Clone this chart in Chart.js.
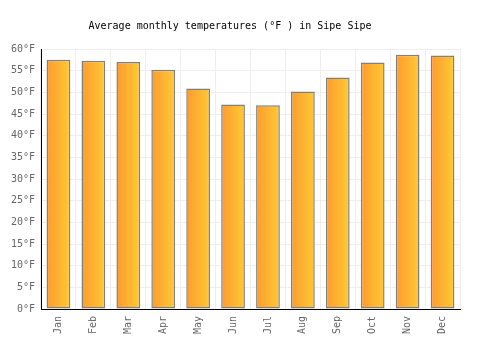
<!DOCTYPE html>
<html>
<head>
<meta charset="utf-8">
<script src="https://cdn.jsdelivr.net/npm/chart.js@4/dist/chart.umd.min.js"></script>
<style>
  html, body { margin: 0; padding: 0; background: #fff; }
  #wrap { width: 500px; height: 350px; }
</style>
</head>
<body>
<div id="wrap"><canvas id="chart" width="500" height="350"></canvas></div>
<script>
// Données
const months = ['Jan', 'Feb', 'Mar', 'Apr', 'May', 'Jun', 'Jul', 'Aug', 'Sep', 'Oct', 'Nov', 'Dec'];
const tempsF = [57.5, 57.3, 57.0, 55.2, 50.9, 47.2, 47.0, 50.2, 53.4, 56.9, 58.7, 58.5];
const yTicks = [0, 5, 10, 15, 20, 25, 30, 35, 40, 45, 50, 55, 60];

const monoFont = '"DejaVu Sans Mono", monospace';

// Dégradé horizontal pour chaque barre
function barGradient(context) {
    const chart = context.chart;
    const xScale = chart.scales.x;
    if (!chart.chartArea || !xScale || context.dataIndex === undefined) {
        return '#ffb030';
    }
    const cx = xScale.getPixelForValue(context.dataIndex);
    const half = 12;
    const g = chart.ctx.createLinearGradient(cx - half, 0, cx + half, 0);
    g.addColorStop(0, '#ff9a2e');
    g.addColorStop(1, '#ffcb35');
    return g;
}

new Chart(document.getElementById('chart'), {
    type: 'bar',
    data: {
        labels: months,
        datasets: [{
            data: tempsF,
            backgroundColor: barGradient,
            borderColor: '#808080',
            borderWidth: 1.5,
            borderSkipped: false,
            barPercentage: 0.68,
            categoryPercentage: 1.0
        }]
    },
    options: {
        responsive: false,
        animation: false,
        devicePixelRatio: 1,
        layout: { padding: { left: 0, right: 40, top: 0, bottom: 0 } },
        plugins: {
            legend: { display: false },
            tooltip: { enabled: false },
            title: {
                display: true,
                text: 'Average monthly temperatures (°F ) in Sipe Sipe',
                color: '#000',
                font: { family: monoFont, size: 10, weight: 'normal' },
                padding: { top: 20, bottom: 17 }
            }
        },
        scales: {
            x: {
                grid: { color: '#eeeeee', drawTicks: false, offset: true },
                border: { color: '#000', width: 1 },
                ticks: {
                    color: '#666',
                    font: { family: monoFont, size: 10 },
                    minRotation: 90,
                    maxRotation: 90,
                    padding: 7
                },
                afterFit: function(scale) { scale.height = 41; }
            },
            y: {
                min: 0,
                max: 60,
                afterBuildTicks: function(scale) {
                    scale.ticks = yTicks.map(v => ({ value: v }));
                },
                grid: { color: '#eeeeee', drawTicks: false },
                border: { color: '#000', width: 1 },
                ticks: {
                    color: '#666',
                    font: { family: monoFont, size: 10 },
                    padding: 6,
                    callback: v => v + '°F'
                },
                afterFit: function(scale) { scale.width = 41; }
            }
        }
    }
});
</script>
</body>
</html>
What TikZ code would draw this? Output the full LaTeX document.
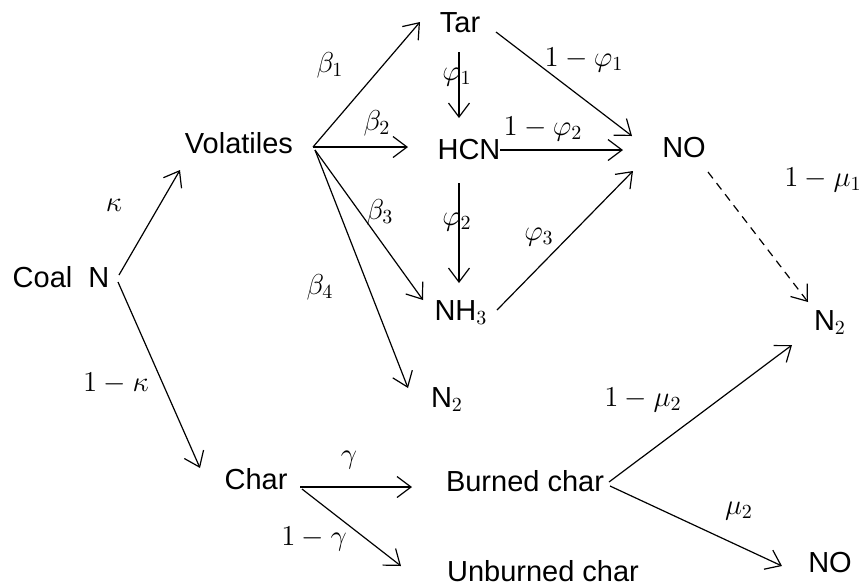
\documentclass[tikz,border=0pt]{standalone}
\usepackage[no-math]{fontspec}
\setmainfont{Liberation Sans}
\usetikzlibrary{arrows.meta}
\begin{document}
\begin{tikzpicture}[x=0.5pt,y=-0.5pt,
  species/.style={inner sep=0pt,text height=0.72em,text depth=0pt,font=\fontsize{14.5}{17}\selectfont},
  coef/.style={inner sep=0pt,font=\fontsize{14.5}{17}\selectfont},
  arr/.style={line width=0.6pt,-{Straight Barb[length=7pt,width=10.5pt,line width=0.6pt]}},
  darr/.style={arr,dash pattern=on 4pt off 3pt}]
\useasboundingbox (0,0) rectangle (863,586);

% species
\node[species] (coal) at (61,280) {Coal\hspace{8pt}N};
\node[species] (vol) at (239,146) {Volatiles};
\node[species] (tar) at (460,25) {Tar};
\node[species] (hcn) at (469,152) {HCN};
\node[species] (nh3) at (461,313) {NH$_3$};
\node[species] (no1) at (684,150) {NO};
\node[species] (n2a) at (447,400) {N$_2$};
\node[species] (n2b) at (830,323) {N$_2$};
\node[species] (char) at (256,482) {Char};
\node[species] (burned) at (525,484) {Burned char};
\node[species] (unburned) at (543,574) {Unburned char};
\node[species] (no2) at (830,565) {NO};

% conversion paths
\draw[arr] ([shift={(58,-5)}]coal.center) -- ([shift={(-59,24)}]vol.center);
\draw[arr] ([shift={(57,2)}]coal.center) -- ([shift={(-56,-14)}]char.center);
\draw[arr] ([shift={(74,1)}]vol.center) -- ([shift={(-40,-3)}]tar.center);
\draw[arr] ([shift={(74,1)}]vol.center) -- ([shift={(-61,-5)}]hcn.center);
\draw[arr] ([shift={(76,4)}]vol.center) -- ([shift={(-38,-13)}]nh3.center);
\draw[arr] ([shift={(76,4)}]vol.center) -- ([shift={(-39,-12)}]n2a.center);
\draw[arr] ([shift={(-1,27)}]tar.center) -- ([shift={(-10,-34)}]hcn.center);
\draw[arr] ([shift={(36,7)}]tar.center) -- ([shift={(-52,-14)}]no1.center);
\draw[arr] ([shift={(31,-2)}]hcn.center) -- ([shift={(-61,0)}]no1.center);
\draw[arr] ([shift={(-10,31)}]hcn.center) -- ([shift={(-2,-30)}]nh3.center);
\draw[arr] ([shift={(36,-3)}]nh3.center) -- ([shift={(-51,21)}]no1.center);
\draw[darr] ([shift={(24,22)}]no1.center) -- ([shift={(-22,-21)}]n2b.center);
\draw[arr] ([shift={(44,5)}]char.center) -- ([shift={(-113,3)}]burned.center);
\draw[arr] ([shift={(46,7)}]char.center) -- ([shift={(-142,-8)}]unburned.center);
\draw[arr] ([shift={(84,-2)}]burned.center) -- ([shift={(-38,22)}]n2b.center);
\draw[arr] ([shift={(85,2)}]burned.center) -- ([shift={(-48,1)}]no2.center);

% fractions
\node[coef] (lk) at (114,205) {$\kappa$};
\node[coef] (lnk) at (116,383) {$1-\kappa$};
\node[coef] (lb1) at (330,65) {$\beta_1$};
\node[coef] (lb2) at (377,123) {$\beta_2$};
\node[coef] (lb3) at (380,212) {$\beta_3$};
\node[coef] (lb4) at (320,287) {$\beta_4$};
\node[coef] (lp1) at (457,77) {$\varphi_1$};
\node[coef] (lnp1) at (584,60) {$1-\varphi_1$};
\node[coef] (lnp2) at (543,129) {$1-\varphi_2$};
\node[coef] (lp2) at (457,222) {$\varphi_2$};
\node[coef] (lp3) at (539,237) {$\varphi_3$};
\node[coef] (lnm1) at (823,180) {$1-\mu_1$};
\node[coef] (lnm2) at (643,400) {$1-\mu_2$};
\node[coef] (lm2) at (739,511) {$\mu_2$};
\node[coef] (lg) at (349,460) {$\gamma$};
\node[coef] (lng) at (314,539) {$1-\gamma$};
\end{tikzpicture}
\end{document}
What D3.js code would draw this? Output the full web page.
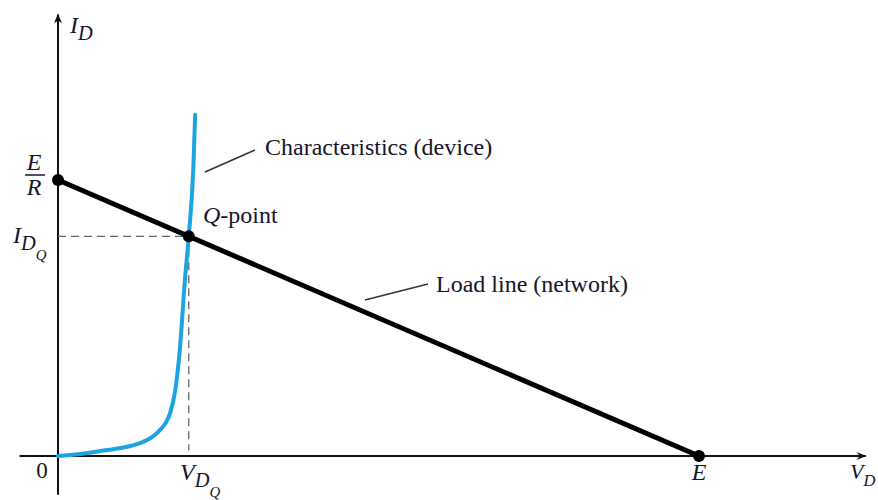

● ● ● ● ● ● ●

What the task requires
Transcribe every record above exactly, leaving out the pictures.

Answer below
Clone this chart in Chart.js.
<!DOCTYPE html>
<html>
<head>
<meta charset="utf-8">
<script src="https://cdn.jsdelivr.net/npm/chart.js@4/dist/chart.umd.min.js"></script>
<style>
  html, body { margin: 0; padding: 0; background: #fff; }
  #wrap { width: 500px; height: 350px; }
</style>
</head>
<body>
<div id="wrap"><canvas id="chart" width="500" height="350"></canvas></div>
<script>
// Données
const months = ['Jan', 'Feb', 'Mar', 'Apr', 'May', 'Jun', 'Jul', 'Aug', 'Sep', 'Oct', 'Nov', 'Dec'];
const tempsF = [57.5, 57.3, 57.0, 55.2, 50.9, 47.2, 47.0, 50.2, 53.4, 56.9, 58.7, 58.5];
const yTicks = [0, 5, 10, 15, 20, 25, 30, 35, 40, 45, 50, 55, 60];

const monoFont = '"DejaVu Sans Mono", monospace';

// Dégradé horizontal pour chaque barre
function barGradient(context) {
    const chart = context.chart;
    const xScale = chart.scales.x;
    if (!chart.chartArea || !xScale || context.dataIndex === undefined) {
        return '#ffb030';
    }
    const cx = xScale.getPixelForValue(context.dataIndex);
    const half = 12;
    const g = chart.ctx.createLinearGradient(cx - half, 0, cx + half, 0);
    g.addColorStop(0, '#ff9a2e');
    g.addColorStop(1, '#ffcb35');
    return g;
}

new Chart(document.getElementById('chart'), {
    type: 'bar',
    data: {
        labels: months,
        datasets: [{
            data: tempsF,
            backgroundColor: barGradient,
            borderColor: '#808080',
            borderWidth: 1.5,
            borderSkipped: false,
            barPercentage: 0.68,
            categoryPercentage: 1.0
        }]
    },
    options: {
        responsive: false,
        animation: false,
        devicePixelRatio: 1,
        layout: { padding: { left: 0, right: 40, top: 0, bottom: 0 } },
        plugins: {
            legend: { display: false },
            tooltip: { enabled: false },
            title: {
                display: true,
                text: 'Average monthly temperatures (°F ) in Sipe Sipe',
                color: '#000',
                font: { family: monoFont, size: 10, weight: 'normal' },
                padding: { top: 20, bottom: 17 }
            }
        },
        scales: {
            x: {
                grid: { color: '#eeeeee', drawTicks: false, offset: true },
                border: { color: '#000', width: 1 },
                ticks: {
                    color: '#666',
                    font: { family: monoFont, size: 10 },
                    minRotation: 90,
                    maxRotation: 90,
                    padding: 7
                },
                afterFit: function(scale) { scale.height = 41; }
            },
            y: {
                min: 0,
                max: 60,
                afterBuildTicks: function(scale) {
                    scale.ticks = yTicks.map(v => ({ value: v }));
                },
                grid: { color: '#eeeeee', drawTicks: false },
                border: { color: '#000', width: 1 },
                ticks: {
                    color: '#666',
                    font: { family: monoFont, size: 10 },
                    padding: 6,
                    callback: v => v + '°F'
                },
                afterFit: function(scale) { scale.width = 41; }
            }
        }
    }
});
</script>
</body>
</html>
What TikZ code would draw this? Output the full LaTeX document.
\documentclass[tikz,border=0pt]{standalone}
\usepackage[no-math]{fontspec}
\setmainfont{Liberation Sans}
\usetikzlibrary{arrows.meta}
\begin{document}
\begin{tikzpicture}[x=0.5pt,y=-0.5pt,
  species/.style={inner sep=0pt,text height=0.72em,text depth=0pt,font=\fontsize{14.5}{17}\selectfont},
  coef/.style={inner sep=0pt,font=\fontsize{14.5}{17}\selectfont},
  arr/.style={line width=0.6pt,-{Straight Barb[length=7pt,width=10.5pt,line width=0.6pt]}},
  darr/.style={arr,dash pattern=on 4pt off 3pt}]
\useasboundingbox (0,0) rectangle (863,586);

% species
\node[species] (coal) at (61,280) {Coal\hspace{8pt}N};
\node[species] (vol) at (239,146) {Volatiles};
\node[species] (tar) at (460,25) {Tar};
\node[species] (hcn) at (469,152) {HCN};
\node[species] (nh3) at (461,313) {NH$_3$};
\node[species] (no1) at (684,150) {NO};
\node[species] (n2a) at (447,400) {N$_2$};
\node[species] (n2b) at (830,323) {N$_2$};
\node[species] (char) at (256,482) {Char};
\node[species] (burned) at (525,484) {Burned char};
\node[species] (unburned) at (543,574) {Unburned char};
\node[species] (no2) at (830,565) {NO};

% conversion paths
\draw[arr] ([shift={(58,-5)}]coal.center) -- ([shift={(-59,24)}]vol.center);
\draw[arr] ([shift={(57,2)}]coal.center) -- ([shift={(-56,-14)}]char.center);
\draw[arr] ([shift={(74,1)}]vol.center) -- ([shift={(-40,-3)}]tar.center);
\draw[arr] ([shift={(74,1)}]vol.center) -- ([shift={(-61,-5)}]hcn.center);
\draw[arr] ([shift={(76,4)}]vol.center) -- ([shift={(-38,-13)}]nh3.center);
\draw[arr] ([shift={(76,4)}]vol.center) -- ([shift={(-39,-12)}]n2a.center);
\draw[arr] ([shift={(-1,27)}]tar.center) -- ([shift={(-10,-34)}]hcn.center);
\draw[arr] ([shift={(36,7)}]tar.center) -- ([shift={(-52,-14)}]no1.center);
\draw[arr] ([shift={(31,-2)}]hcn.center) -- ([shift={(-61,0)}]no1.center);
\draw[arr] ([shift={(-10,31)}]hcn.center) -- ([shift={(-2,-30)}]nh3.center);
\draw[arr] ([shift={(36,-3)}]nh3.center) -- ([shift={(-51,21)}]no1.center);
\draw[darr] ([shift={(24,22)}]no1.center) -- ([shift={(-22,-21)}]n2b.center);
\draw[arr] ([shift={(44,5)}]char.center) -- ([shift={(-113,3)}]burned.center);
\draw[arr] ([shift={(46,7)}]char.center) -- ([shift={(-142,-8)}]unburned.center);
\draw[arr] ([shift={(84,-2)}]burned.center) -- ([shift={(-38,22)}]n2b.center);
\draw[arr] ([shift={(85,2)}]burned.center) -- ([shift={(-48,1)}]no2.center);

% fractions
\node[coef] (lk) at (114,205) {$\kappa$};
\node[coef] (lnk) at (116,383) {$1-\kappa$};
\node[coef] (lb1) at (330,65) {$\beta_1$};
\node[coef] (lb2) at (377,123) {$\beta_2$};
\node[coef] (lb3) at (380,212) {$\beta_3$};
\node[coef] (lb4) at (320,287) {$\beta_4$};
\node[coef] (lp1) at (457,77) {$\varphi_1$};
\node[coef] (lnp1) at (584,60) {$1-\varphi_1$};
\node[coef] (lnp2) at (543,129) {$1-\varphi_2$};
\node[coef] (lp2) at (457,222) {$\varphi_2$};
\node[coef] (lp3) at (539,237) {$\varphi_3$};
\node[coef] (lnm1) at (823,180) {$1-\mu_1$};
\node[coef] (lnm2) at (643,400) {$1-\mu_2$};
\node[coef] (lm2) at (739,511) {$\mu_2$};
\node[coef] (lg) at (349,460) {$\gamma$};
\node[coef] (lng) at (314,539) {$1-\gamma$};
\end{tikzpicture}
\end{document}
What D3.js code would draw this? Output the full web page.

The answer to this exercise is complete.